In the entries, find all lines that hold the word "Write" and copy them.

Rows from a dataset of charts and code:

┌──

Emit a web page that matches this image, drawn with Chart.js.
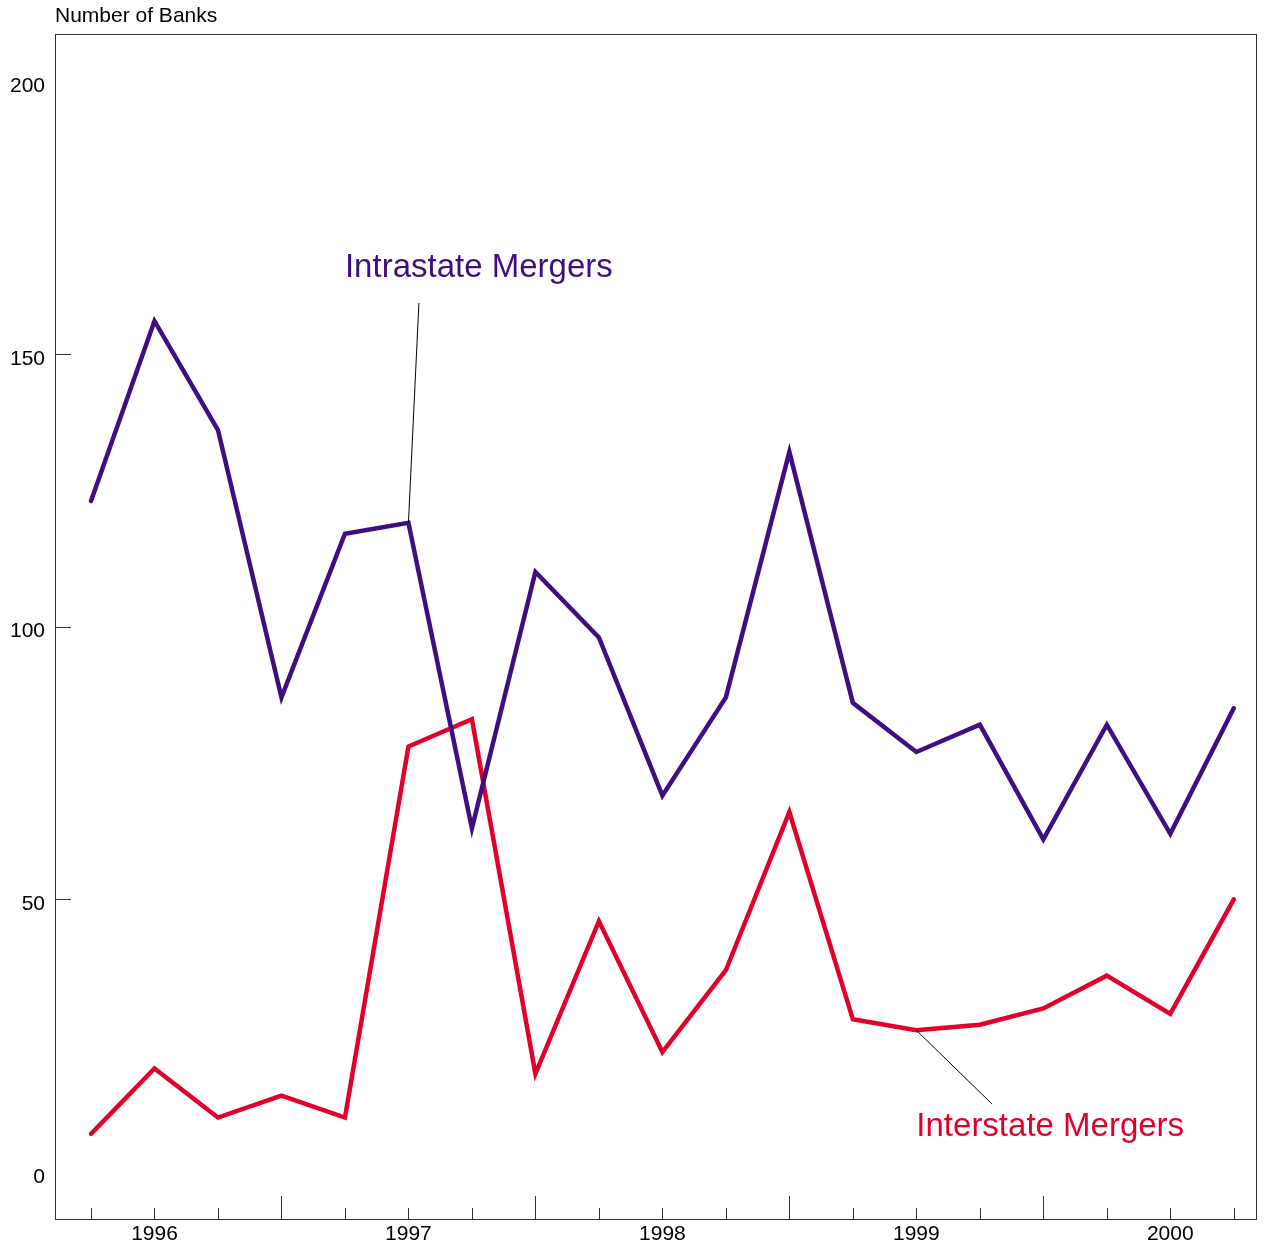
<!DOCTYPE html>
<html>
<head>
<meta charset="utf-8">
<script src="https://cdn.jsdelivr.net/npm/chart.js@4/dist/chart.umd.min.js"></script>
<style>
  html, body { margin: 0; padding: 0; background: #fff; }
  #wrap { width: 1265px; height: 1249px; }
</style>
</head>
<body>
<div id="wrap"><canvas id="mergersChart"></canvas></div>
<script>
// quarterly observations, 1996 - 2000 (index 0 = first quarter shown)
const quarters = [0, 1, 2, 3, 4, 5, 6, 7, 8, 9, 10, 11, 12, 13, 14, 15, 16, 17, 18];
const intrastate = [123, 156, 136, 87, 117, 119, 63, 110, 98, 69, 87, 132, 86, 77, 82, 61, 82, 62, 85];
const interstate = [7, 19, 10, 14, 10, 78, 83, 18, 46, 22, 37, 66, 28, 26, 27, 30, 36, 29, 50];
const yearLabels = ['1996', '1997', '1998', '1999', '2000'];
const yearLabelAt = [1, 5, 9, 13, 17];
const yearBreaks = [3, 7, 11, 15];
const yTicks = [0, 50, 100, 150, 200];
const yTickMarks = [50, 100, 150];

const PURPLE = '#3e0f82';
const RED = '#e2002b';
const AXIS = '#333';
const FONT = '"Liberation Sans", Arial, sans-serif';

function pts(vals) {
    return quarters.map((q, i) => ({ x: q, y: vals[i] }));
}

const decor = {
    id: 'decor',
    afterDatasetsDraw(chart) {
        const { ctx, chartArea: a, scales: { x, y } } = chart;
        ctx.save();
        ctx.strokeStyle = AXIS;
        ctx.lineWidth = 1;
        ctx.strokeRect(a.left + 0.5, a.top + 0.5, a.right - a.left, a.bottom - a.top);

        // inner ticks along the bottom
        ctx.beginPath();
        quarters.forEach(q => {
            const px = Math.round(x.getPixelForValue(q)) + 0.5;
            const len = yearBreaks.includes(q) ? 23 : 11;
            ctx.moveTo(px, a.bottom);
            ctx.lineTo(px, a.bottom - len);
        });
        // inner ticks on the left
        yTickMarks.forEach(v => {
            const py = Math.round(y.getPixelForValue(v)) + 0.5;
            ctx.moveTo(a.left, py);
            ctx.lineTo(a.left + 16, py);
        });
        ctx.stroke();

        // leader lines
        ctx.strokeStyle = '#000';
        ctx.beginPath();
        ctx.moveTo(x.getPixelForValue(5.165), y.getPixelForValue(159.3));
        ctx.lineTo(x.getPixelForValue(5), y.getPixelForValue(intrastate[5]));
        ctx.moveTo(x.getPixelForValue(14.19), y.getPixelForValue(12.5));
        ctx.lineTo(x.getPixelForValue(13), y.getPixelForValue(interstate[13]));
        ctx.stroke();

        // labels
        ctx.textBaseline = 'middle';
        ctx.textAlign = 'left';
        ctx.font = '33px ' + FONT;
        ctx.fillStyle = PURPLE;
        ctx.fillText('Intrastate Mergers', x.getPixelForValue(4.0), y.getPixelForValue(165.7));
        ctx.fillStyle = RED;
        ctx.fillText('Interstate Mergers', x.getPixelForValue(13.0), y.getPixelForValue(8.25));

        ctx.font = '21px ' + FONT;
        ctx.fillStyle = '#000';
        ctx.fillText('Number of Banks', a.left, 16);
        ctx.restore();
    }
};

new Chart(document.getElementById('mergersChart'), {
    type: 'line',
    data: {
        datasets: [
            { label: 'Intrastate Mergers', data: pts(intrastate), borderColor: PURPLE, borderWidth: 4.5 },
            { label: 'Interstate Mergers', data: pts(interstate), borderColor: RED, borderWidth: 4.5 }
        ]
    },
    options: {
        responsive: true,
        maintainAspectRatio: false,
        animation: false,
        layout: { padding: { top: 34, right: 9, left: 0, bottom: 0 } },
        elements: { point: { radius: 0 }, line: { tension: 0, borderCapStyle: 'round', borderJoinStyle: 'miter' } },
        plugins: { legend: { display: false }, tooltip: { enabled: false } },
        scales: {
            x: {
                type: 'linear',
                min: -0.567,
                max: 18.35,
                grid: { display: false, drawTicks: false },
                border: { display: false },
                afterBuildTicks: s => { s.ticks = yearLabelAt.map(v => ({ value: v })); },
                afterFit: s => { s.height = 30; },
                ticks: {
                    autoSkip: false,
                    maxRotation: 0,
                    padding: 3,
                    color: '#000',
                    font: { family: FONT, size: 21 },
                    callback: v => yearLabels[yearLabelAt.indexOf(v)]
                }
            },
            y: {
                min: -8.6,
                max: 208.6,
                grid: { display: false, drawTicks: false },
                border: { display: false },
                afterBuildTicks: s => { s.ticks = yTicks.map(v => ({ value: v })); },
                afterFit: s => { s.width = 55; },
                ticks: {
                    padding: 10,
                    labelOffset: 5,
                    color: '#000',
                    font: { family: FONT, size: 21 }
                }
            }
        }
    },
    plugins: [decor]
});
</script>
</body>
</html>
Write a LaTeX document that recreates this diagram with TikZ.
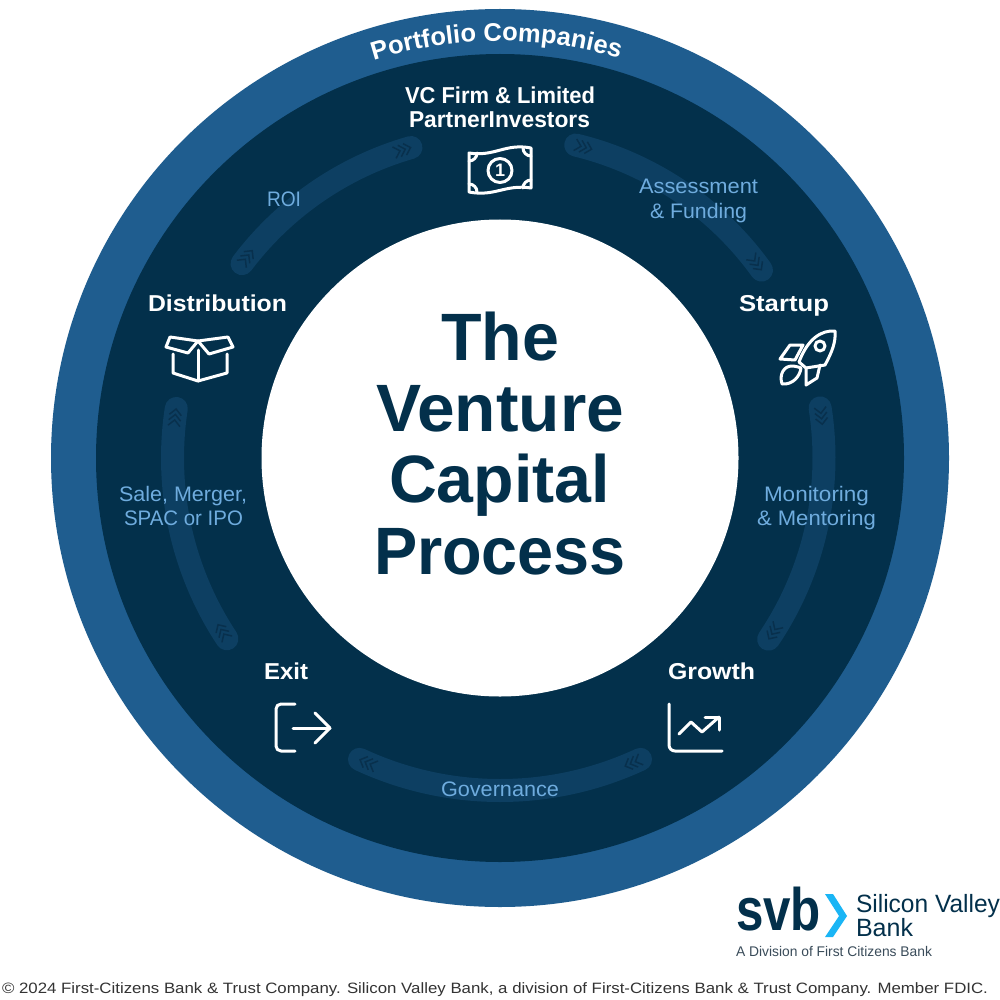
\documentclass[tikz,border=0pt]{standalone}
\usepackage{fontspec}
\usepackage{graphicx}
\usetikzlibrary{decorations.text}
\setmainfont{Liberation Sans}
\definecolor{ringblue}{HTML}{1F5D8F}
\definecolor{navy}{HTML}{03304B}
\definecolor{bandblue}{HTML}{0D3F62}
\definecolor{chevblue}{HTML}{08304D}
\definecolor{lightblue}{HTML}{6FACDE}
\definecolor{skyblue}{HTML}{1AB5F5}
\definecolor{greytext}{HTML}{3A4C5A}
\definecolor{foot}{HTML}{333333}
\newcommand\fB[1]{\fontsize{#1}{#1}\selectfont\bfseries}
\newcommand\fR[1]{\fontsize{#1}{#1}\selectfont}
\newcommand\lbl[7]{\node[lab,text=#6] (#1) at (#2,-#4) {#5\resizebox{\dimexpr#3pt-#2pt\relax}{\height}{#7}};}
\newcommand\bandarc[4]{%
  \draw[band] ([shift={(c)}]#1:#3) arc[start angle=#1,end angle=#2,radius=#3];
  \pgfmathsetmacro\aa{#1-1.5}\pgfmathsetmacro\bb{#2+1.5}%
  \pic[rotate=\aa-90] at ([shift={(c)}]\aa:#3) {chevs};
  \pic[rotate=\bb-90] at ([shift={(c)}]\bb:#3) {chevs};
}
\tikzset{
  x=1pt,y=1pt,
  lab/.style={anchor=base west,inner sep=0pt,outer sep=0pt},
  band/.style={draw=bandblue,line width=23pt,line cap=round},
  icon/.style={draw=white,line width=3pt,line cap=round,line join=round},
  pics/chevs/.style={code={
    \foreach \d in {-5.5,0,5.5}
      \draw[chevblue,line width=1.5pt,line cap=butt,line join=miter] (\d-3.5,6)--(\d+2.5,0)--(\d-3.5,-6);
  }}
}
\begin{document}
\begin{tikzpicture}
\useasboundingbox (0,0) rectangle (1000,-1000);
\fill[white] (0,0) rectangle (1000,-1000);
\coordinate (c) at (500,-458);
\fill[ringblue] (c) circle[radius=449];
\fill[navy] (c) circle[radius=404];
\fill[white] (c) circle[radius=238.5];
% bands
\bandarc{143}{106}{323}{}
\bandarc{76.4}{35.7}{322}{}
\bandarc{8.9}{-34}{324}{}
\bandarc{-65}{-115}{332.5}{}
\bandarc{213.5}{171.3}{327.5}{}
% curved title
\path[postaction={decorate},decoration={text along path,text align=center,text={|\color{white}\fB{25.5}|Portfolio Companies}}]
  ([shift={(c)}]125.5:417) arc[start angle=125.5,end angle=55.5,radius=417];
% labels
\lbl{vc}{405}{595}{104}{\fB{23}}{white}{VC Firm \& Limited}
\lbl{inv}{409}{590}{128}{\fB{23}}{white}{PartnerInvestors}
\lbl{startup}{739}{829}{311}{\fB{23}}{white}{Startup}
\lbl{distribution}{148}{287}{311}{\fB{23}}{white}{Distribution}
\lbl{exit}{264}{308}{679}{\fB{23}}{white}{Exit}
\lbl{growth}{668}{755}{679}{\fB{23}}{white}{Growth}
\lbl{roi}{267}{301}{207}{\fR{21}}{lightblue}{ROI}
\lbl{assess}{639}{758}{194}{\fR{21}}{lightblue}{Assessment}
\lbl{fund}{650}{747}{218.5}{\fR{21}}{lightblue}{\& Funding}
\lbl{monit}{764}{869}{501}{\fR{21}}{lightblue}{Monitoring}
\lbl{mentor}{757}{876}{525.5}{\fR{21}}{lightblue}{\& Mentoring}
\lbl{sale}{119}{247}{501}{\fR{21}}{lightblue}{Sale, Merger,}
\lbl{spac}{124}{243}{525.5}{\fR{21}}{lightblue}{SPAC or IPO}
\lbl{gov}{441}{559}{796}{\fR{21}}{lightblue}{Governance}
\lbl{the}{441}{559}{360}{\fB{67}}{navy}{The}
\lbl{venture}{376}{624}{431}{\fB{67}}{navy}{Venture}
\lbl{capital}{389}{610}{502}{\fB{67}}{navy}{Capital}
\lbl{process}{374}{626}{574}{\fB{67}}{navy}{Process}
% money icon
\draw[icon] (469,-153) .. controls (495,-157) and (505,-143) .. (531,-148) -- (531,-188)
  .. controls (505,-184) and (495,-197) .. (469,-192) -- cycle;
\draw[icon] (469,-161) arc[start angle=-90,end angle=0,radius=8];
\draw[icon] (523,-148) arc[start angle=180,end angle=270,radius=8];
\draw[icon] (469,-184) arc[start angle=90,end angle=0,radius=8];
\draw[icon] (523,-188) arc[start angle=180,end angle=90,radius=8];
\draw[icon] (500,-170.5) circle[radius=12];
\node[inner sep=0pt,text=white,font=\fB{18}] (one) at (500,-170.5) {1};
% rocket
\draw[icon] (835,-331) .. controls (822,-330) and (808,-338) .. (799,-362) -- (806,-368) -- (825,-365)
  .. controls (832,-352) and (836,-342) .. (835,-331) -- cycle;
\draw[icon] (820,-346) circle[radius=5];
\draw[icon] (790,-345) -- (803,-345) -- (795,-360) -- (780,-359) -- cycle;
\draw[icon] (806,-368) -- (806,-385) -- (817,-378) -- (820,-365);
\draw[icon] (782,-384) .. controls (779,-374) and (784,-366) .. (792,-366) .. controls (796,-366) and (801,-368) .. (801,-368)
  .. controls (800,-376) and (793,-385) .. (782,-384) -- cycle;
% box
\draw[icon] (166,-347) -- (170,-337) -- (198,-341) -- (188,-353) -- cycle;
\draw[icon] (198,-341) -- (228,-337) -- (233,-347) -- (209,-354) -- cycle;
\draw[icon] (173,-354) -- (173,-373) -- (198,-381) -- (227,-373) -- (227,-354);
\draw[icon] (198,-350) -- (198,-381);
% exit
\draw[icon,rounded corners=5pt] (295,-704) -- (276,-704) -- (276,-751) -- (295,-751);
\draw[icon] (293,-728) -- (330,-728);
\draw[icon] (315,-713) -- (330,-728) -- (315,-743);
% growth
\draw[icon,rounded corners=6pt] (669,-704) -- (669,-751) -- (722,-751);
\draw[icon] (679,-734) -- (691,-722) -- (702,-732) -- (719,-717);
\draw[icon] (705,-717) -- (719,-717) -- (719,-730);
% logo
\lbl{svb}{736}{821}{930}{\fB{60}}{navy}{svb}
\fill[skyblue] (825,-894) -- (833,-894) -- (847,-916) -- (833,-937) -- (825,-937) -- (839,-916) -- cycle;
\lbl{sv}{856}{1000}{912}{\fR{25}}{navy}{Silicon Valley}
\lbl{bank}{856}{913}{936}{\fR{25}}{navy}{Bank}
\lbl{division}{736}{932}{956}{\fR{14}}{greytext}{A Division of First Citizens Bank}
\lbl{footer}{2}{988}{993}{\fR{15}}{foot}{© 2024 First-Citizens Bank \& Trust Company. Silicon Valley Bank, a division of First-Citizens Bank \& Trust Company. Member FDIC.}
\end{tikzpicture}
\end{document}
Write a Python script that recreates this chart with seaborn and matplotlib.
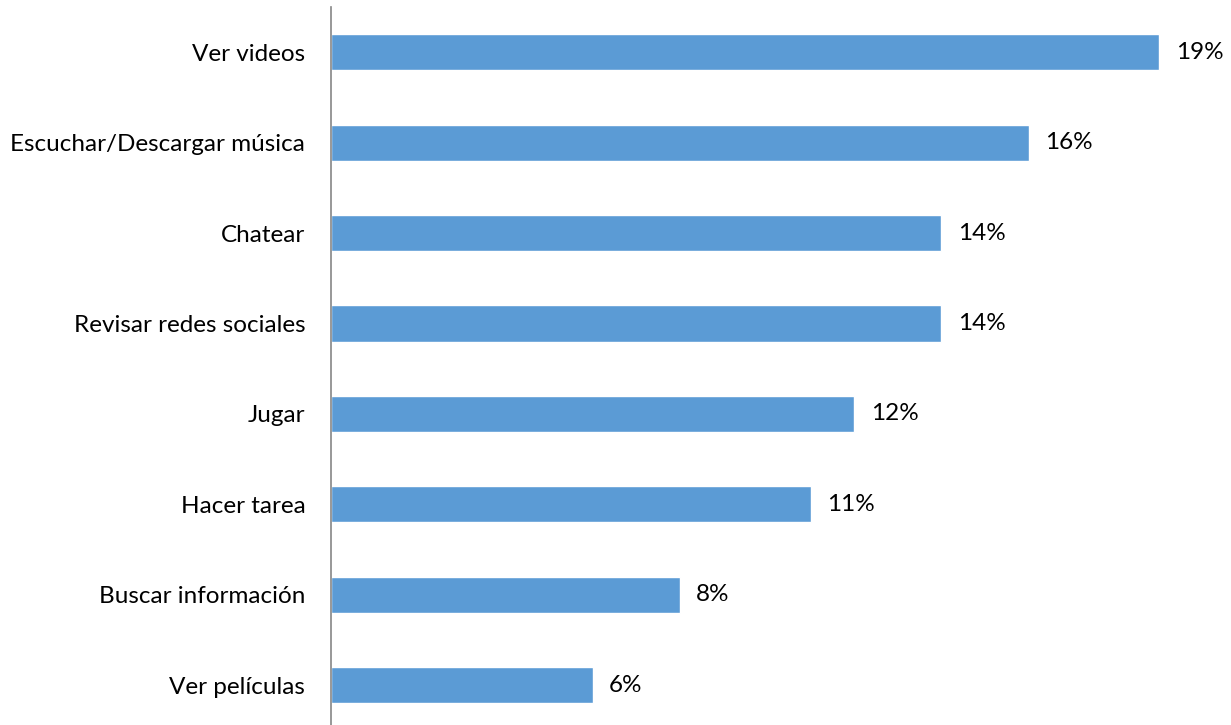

└──

» **Answer for the task**:
Write a LaTeX document that recreates this diagram with TikZ.
Write a Python script that recreates this chart with seaborn and matplotlib.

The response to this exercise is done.